As it turns out, we came up with answers to all those questions. In order, they were: yes, yes, yes and yes.
But of course those answers have lead to new questions: When will we find the new boat? How closely will I end up working with the science community here in Hobart? Should we buy a small place to be our home during our stay in Tasmania, or should we cast ourselves on the mercy of the very expensive rental market, or should we continue to put together a string of housesits to cover our time here?
The impending end of this delightful five-month housesit in Kingston is bringing all these questions to the fore.
But, on the bright side, we have recently become smitten with a used cruising boat that we found in internet-land.
We'll let you know how that goes.
~~
Meanwhile, we have of course not been spending all our time pondering questions about the organisation of our lives, but have mostly been getting through the hectic day-to-day of people with small children. I've been keeping regular hours in the home office, laboring away, and taking the weekends off - it's a great indication of how non-overcrowded Hobart is that I'm not tempted to take my days off during the week, when parks and such are less crowded.
Lately we've been going for a family hike each weekend. Normally I'm not so great at exploring my immediate backyard - I've always put my time and energy into exploring beyond the horizon. But with an almost-four-year-old hiker in the family, and the goal of one family outing a week, we have a great setup for exploring our immediate environs. It doesn't hurt that there are heaps of good trails around Hobart, and that the Tasmanian winter, which we were warned of at great length, turns out to be a complete and utter fiction. Many a summer day on Kodiak is colder than what we've been having here.
We've decided to concentrate on the trails on Mt. Wellington, the backdrop for Hobart. The mountain is a 20 minute drive from the housesit, it's covered with trails, there are no crowds, at least this time of year, and Charles Darwin hiked up the mountain when he visited Hobart, giving it a nice history-of-science touch.
This is what we saw on our hike on saturday:
Alisa and Elias looking down on the Derwent River and Hobart.
South towards Storm Bay and the Southern Ocean.
Lunch at the Junction Cabin. Eric is the white lump beneath my chin!
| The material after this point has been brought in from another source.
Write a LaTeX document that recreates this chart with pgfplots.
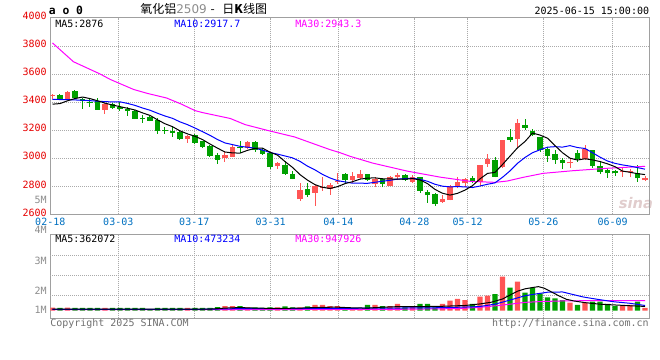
\documentclass[border=0pt]{standalone}
\usepackage{fontspec}
\setmainfont{DejaVu Sans}
\setsansfont{DejaVu Sans}
\setmonofont{DejaVu Sans Mono}
\newfontfamily\cjk{Noto Sans CJK SC}
\newfontfamily\mono{DejaVu Sans Mono}
\usepackage{pgfplots}
\usepackage{pgfplotstable}
\pgfplotsset{compat=1.18}
\definecolor{upred}{RGB}{255,85,85}
\definecolor{dngreen}{RGB}{0,160,0}
\definecolor{lblred}{RGB}{230,0,0}
\definecolor{lblblue}{RGB}{0,112,192}
\definecolor{framegray}{RGB}{160,160,160}
\definecolor{gridgray}{RGB}{170,170,170}
\definecolor{txtgray}{RGB}{140,140,140}
\definecolor{maten}{RGB}{0,0,255}
\definecolor{mathirty}{RGB}{255,0,255}
\definecolor{wmark}{RGB}{225,205,205}

\pgfplotstableread{
i o h l c v
0 3442 3460 3426 3449 0.23
2 3424 3481 3420 3471 0.23
7 3345 3393 3319 3388 0.21
18 3140 3169 3112 3162 0.21
23 2999 3049 2977 3025 0.36
24 3013 3099 3008 3080 0.36
26 3073 3125 3068 3118 0.26
30 2942 2977 2923 2966 0.26
33 2708 2827 2699 2775 0.26
35 2756 2808 2661 2806 0.44
36 2790 2865 2770 2797 0.44
37 2780 2827 2742 2810 0.36
38 2830 2894 2818 2840 0.36
40 2845 2905 2826 2874 0.15
41 2860 2917 2850 2888 0.15
43 2817 2864 2793 2850 0.44
45 2802 2874 2800 2869 0.36
46 2864 2898 2845 2881 0.52
48 2833 2881 2821 2869 0.36
52 2690 2738 2683 2710 0.52
53 2702 2810 2700 2802 0.77
54 2793 2864 2786 2831 0.90
55 2821 2857 2793 2852 0.82
57 2833 2952 2802 2952 1.08
58 2960 3031 2940 2995 1.15
60 2940 3131 2929 3131 2.62
62 3136 3281 3083 3250 2.23
69 2964 2993 2933 2974 0.62
71 2993 3095 2988 3064 0.62
76 2902 2929 2869 2909 0.36
77 2900 2924 2864 2907 0.44
79 2845 2874 2840 2860 0.21
}\uptab

\pgfplotstableread{
i o h l c v
1 3452 3455 3415 3424 0.21
3 3481 3488 3424 3429 0.21
4 3424 3429 3355 3412 0.21
5 3402 3421 3369 3393 0.21
6 3407 3429 3345 3345 0.21
8 3388 3393 3350 3360 0.21
9 3364 3398 3340 3355 0.21
10 3355 3369 3305 3336 0.21
11 3340 3345 3279 3283 0.21
12 3290 3310 3255 3283 0.21
13 3298 3305 3264 3269 0.08
14 3274 3288 3174 3198 0.21
15 3200 3221 3174 3193 0.21
16 3198 3226 3155 3179 0.21
17 3190 3198 3133 3136 0.21
19 3167 3176 3100 3112 0.21
20 3120 3126 3073 3080 0.21
21 3089 3095 3008 3020 0.21
22 3025 3037 2961 2989 0.28
25 3078 3125 3037 3071 0.36
27 3118 3125 3046 3061 0.26
28 3061 3073 3025 3032 0.21
29 3037 3046 2925 2937 0.26
31 2954 2983 2882 2889 0.34
32 2889 2911 2850 2854 0.26
34 2782 2827 2723 2739 0.34
39 2888 2898 2826 2848 0.15
42 2888 2890 2840 2845 0.44
44 2852 2862 2793 2814 0.36
47 2881 2888 2840 2845 0.26
49 2864 2869 2755 2769 0.52
50 2760 2774 2683 2736 0.52
51 2745 2755 2660 2674 0.26
56 2857 2874 2821 2833 0.52
59 2988 3012 2864 2869 1.28
61 3150 3207 3119 3131 1.77
63 3238 3281 3202 3219 1.38
64 3195 3207 3162 3169 1.77
65 3150 3155 3048 3060 1.34
66 3064 3083 2976 3019 1.03
67 3031 3060 2960 2988 0.95
68 2988 3000 2924 2964 0.82
70 3036 3060 2976 2995 0.44
72 3060 3062 2933 2948 0.69
73 2948 2976 2888 2905 0.69
74 2917 2933 2862 2893 0.52
75 2912 2917 2874 2893 0.36
78 2898 2952 2833 2857 0.69
}\dntab

\pgfplotsset{
  sinaaxis/.style={
    scale only axis, width=449.4pt,
    xmin=-0.293, xmax=79.6,
    axis line style={framegray, line width=0.75pt},
    xtick={-0.293,8.773,18.907,29.093,38.107,48.24,55.36,65.44,74.693},
    xmajorgrids=true,
    grid style={gridgray, line width=0.75pt, dash pattern=on 0.75pt off 0.75pt},
    major tick length=0pt,
    tick label style={font=\mono\fontsize{7.5}{8}\selectfont, inner sep=0pt},
    yticklabel style={anchor=east, xshift=-2.5pt},
    clip=true,
  },
  wick/.style={draw=none, mark=none, forget plot,
    error bars/.cd, y dir=plus, y explicit, error mark=none,
    error bar style={draw=#1, line width=0.75pt}},
  body/.style={draw=none, mark=none, forget plot,
    error bars/.cd, y dir=plus, y explicit, error mark=none,
    error bar style={draw=#1, line width=4.1pt}},
}

\begin{document}
\begin{tikzpicture}
\useasboundingbox (0pt,0pt) rectangle (495pt,270pt);

% watermark
\node[font=\sffamily\bfseries\itshape\fontsize{11}{11}\selectfont, text=wmark] at (477pt,118pt) {sina};

% ---------------- price panel ----------------
\begin{axis}[sinaaxis,
  at={(37.725pt,109.125pt)}, anchor=south west, height=147.4pt,
  ymin=2600, ymax=4000,
  ytick={2600,2800,3000,3200,3400,3600,3800,4000},
  yticklabels={2600,2800,3000,3200,3400,3600,3800,4000},
  yticklabel style={text=lblred, yshift=1.5pt},
  ymajorgrids=true,
  xticklabels={02-18,03-03,03-17,03-31,04-14,04-28,05-12,05-26,06-09},
  xticklabel style={text=lblblue, anchor=base, yshift=-8.25pt},
]
\addplot[wick=upred] table[x=i, y=l, y error expr=\thisrow{h}-\thisrow{l}] {\uptab};
\addplot[wick=dngreen] table[x=i, y=l, y error expr=\thisrow{h}-\thisrow{l}] {\dntab};
\addplot[body=upred] table[x=i, y=o, y error expr=\thisrow{c}-\thisrow{o}] {\uptab};
\addplot[body=dngreen] table[x=i, y=c, y error expr=\thisrow{o}-\thisrow{c}] {\dntab};

% MA30
\addplot[mathirty, line width=0.75pt] coordinates {
(0,3822) (2.8,3688) (6.3,3602) (7.7,3562) (10.8,3491) (12.7,3462) (15.2,3430)
(17.2,3386) (19,3340) (20,3326) (23.7,3284) (25.7,3240) (28.6,3200) (32.3,3152)
(37,3062) (38.3,3041) (39.7,3014) (42.7,2966) (47.3,2909) (51.7,2866) (55.7,2836)
(59,2829) (60.6,2838) (62.7,2864) (65.4,2893) (69.4,2912) (73.9,2929) (79,2943)};
% MA10
\addplot[maten, line width=0.75pt] coordinates {
(0,3420) (1,3419) (2,3418) (3,3416) (4,3414) (5,3411) (6,3407) (7,3404) (8,3402)
(9,3402.4) (10,3391.3) (11,3377.2) (12,3358.7) (13,3342.7) (14,3321.3) (15,3301.6)
(16,3285.0) (17,3259.8) (18,3240.0) (19,3215.7) (20,3190.1) (21,3163.8) (22,3134.1)
(23,3109.7) (24,3097.9) (25,3085.6) (26,3079.5) (27,3072.0) (28,3059.0) (29,3041.5)
(30,3030.1) (31,3017.0) (32,3003.5) (33,2978.5) (34,2944.4) (35,2917.7) (36,2885.5)
(37,2860.4) (38,2841.2) (39,2832.3) (40,2823.1) (41,2823.0) (42,2822.1) (43,2829.6)
(44,2837.1) (45,2843.4) (46,2851.9) (47,2855.4) (48,2858.3) (49,2850.4) (50,2836.6)
(51,2815.2) (52,2801.7) (53,2796.9) (54,2798.6) (55,2796.9) (56,2792.1) (57,2802.8)
(58,2815.4) (59,2825.4) (60,2864.9) (61,2910.6) (62,2964.6) (63,3006.3) (64,3040.1)
(65,3060.9) (66,3079.5) (67,3083.1) (68,3080.0) (69,3090.5) (70,3076.9) (71,3070.2)
(72,3040.0) (73,3008.6) (74,2981.0) (75,2964.3) (76,2953.1) (77,2944.8) (78,2934.1)
(79,2922.7)};
% MA5
\addplot[black, line width=0.75pt] coordinates {
(0,3386) (1,3390) (2,3410) (3,3426) (4,3436.6) (5,3425.8) (6,3410.0) (7,3393.4)
(8,3379.6) (9,3368.2) (10,3356.8) (11,3344.4) (12,3324.0) (13,3305.8) (14,3274.4)
(15,3246.4) (16,3225.6) (17,3195.6) (18,3174.2) (19,3157.0) (20,3133.8) (21,3102.0)
(22,3072.6) (23,3045.2) (24,3038.8) (25,3037.4) (26,3057.0) (27,3071.4) (28,3072.8)
(29,3044.2) (30,3022.8) (31,2977.0) (32,2935.6) (33,2884.2) (34,2844.6) (35,2812.6)
(36,2794.0) (37,2785.2) (38,2798.2) (39,2820.0) (40,2833.6) (41,2852.0) (42,2859.0)
(43,2861.0) (44,2854.2) (45,2853.2) (46,2851.8) (47,2851.8) (48,2855.6) (49,2846.6)
(50,2820.0) (51,2778.6) (52,2751.6) (53,2738.2) (54,2750.6) (55,2773.8) (56,2805.6)
(57,2854.0) (58,2892.6) (59,2900.2) (60,2956.0) (61,3015.6) (62,3075.2) (63,3120.0)
(64,3180.0) (65,3165.8) (66,3143.4) (67,3091.0) (68,3040.0) (69,3001.0) (70,2988.0)
(71,2997.0) (72,2989.0) (73,2977.2) (74,2961.0) (75,2940.6) (76,2909.2) (77,2900.6)
(78,2891.0) (79,2884.4)};
\end{axis}

% ---------------- volume panel ----------------
\begin{axis}[sinaaxis,
  at={(37.725pt,31.125pt)}, anchor=south west, height=62.875pt,
  ymin=-0.6, ymax=5.846,
  ytick={0.05,1.55,3.86}, yticklabels={1M,2M,3M},
  yticklabel style={text=txtgray},
  ymajorgrids=false,
  extra y ticks={1.18,2.72,4.26}, extra y tick labels={},
  extra y tick style={ymajorgrids=true},
  xticklabels={},
]
\addplot[ybar, bar width=3.8pt, bar shift=0pt, fill=upred, draw=none, forget plot] table[x=i, y=v] {\uptab};
\addplot[ybar, bar width=3.8pt, bar shift=0pt, fill=dngreen, draw=none, forget plot] table[x=i, y=v] {\dntab};
\addplot[mathirty, line width=0.75pt] coordinates {
(0,0.08) (30,0.09) (45,0.1) (54,0.16) (57,0.26) (59.5,0.4) (61.3,0.52) (63,0.64)
(65,0.7) (68,0.75) (71,0.77) (79,0.78)};
\addplot[maten, line width=0.75pt] coordinates {
(0,0.1) (20,0.11) (24,0.15) (30,0.16) (38,0.18) (45,0.2) (52,0.23) (56.8,0.31)
(59,0.5) (61.2,0.85) (63,1.15) (64.6,1.3) (66,1.42) (68,1.44) (69,1.3) (70.8,1.05)
(72.6,0.88) (74.8,0.69) (77,0.57) (79,0.4)};
\addplot[black, line width=0.75pt] coordinates {
(0,0.12) (10,0.12) (21,0.12) (23,0.2) (25,0.24) (27,0.2) (30,0.17) (33,0.2) (36,0.26)
(38,0.27) (40,0.22) (42,0.2) (44,0.27) (46,0.31) (49,0.31) (52,0.34) (55,0.4)
(57,0.52) (58.5,0.65) (60,0.9) (61,1.2) (62,1.5) (63,1.68) (64,1.78) (64.8,1.85)
(65.6,1.72) (66.5,1.45) (67.5,1.15) (68.5,0.88) (69.5,0.75) (71,0.62) (73,0.5)
(75,0.44) (77,0.38) (79,0.33)};
\end{axis}

% ---------------- texts ----------------
\begin{scope}[every node/.style={inner sep=0pt, font=\mono\fontsize{7.5}{8}\selectfont}]
\node[anchor=base west, font=\mono\bfseries\fontsize{8.5}{9}\selectfont] at (36.5pt,258.75pt) {a o 0};
\node[anchor=base west, font=\fontsize{9}{10}\selectfont] at (105pt,259.5pt)
  {{\cjk 氧化铝}{\color{txtgray}2509} {\cjk -} \ {\cjk 日\textbf{K}线图}};
\node[anchor=base east] at (487pt,258.75pt) {2025-06-15 15:00:00};
\node[anchor=base west, text=black] at (41.25pt,249.5pt) {MA5:2876};
\node[anchor=base west, text=maten] at (130.5pt,249.5pt) {MA10:2917.7};
\node[anchor=base west, text=mathirty] at (221.25pt,249.5pt) {MA30:2943.3};
\node[anchor=base west, text=black] at (41.25pt,88.3pt) {MA5:362072};
\node[anchor=base west, text=maten] at (130.5pt,88.3pt) {MA10:473234};
\node[anchor=base west, text=mathirty] at (221.25pt,88.3pt) {MA30:947926};
\node[anchor=east, text=txtgray] at (35.2pt,97.5pt) {4M};
\node[anchor=east, text=txtgray] at (35.2pt,120pt) {5M};
\node[anchor=base west, text=txtgray!80!black] at (37.5pt,25pt) {Copyright 2025 SINA.COM};
\node[anchor=base east, text=txtgray!80!black] at (486.75pt,25pt) {http://finance.sina.com.cn};
\end{scope}
\end{tikzpicture}
\end{document}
Elias once again was a great little hiker, even though we had somewhat negligently put him in his new gumboots, which are a size or two too big, and therefore made for treacherous footing (read 'falls and tears') on the rockier sections of trail. It was a four-hour outing. Elias was very happy for the first three hours and forty minutes, and completely over it for the remainder - a good reminder to temper our ambitions!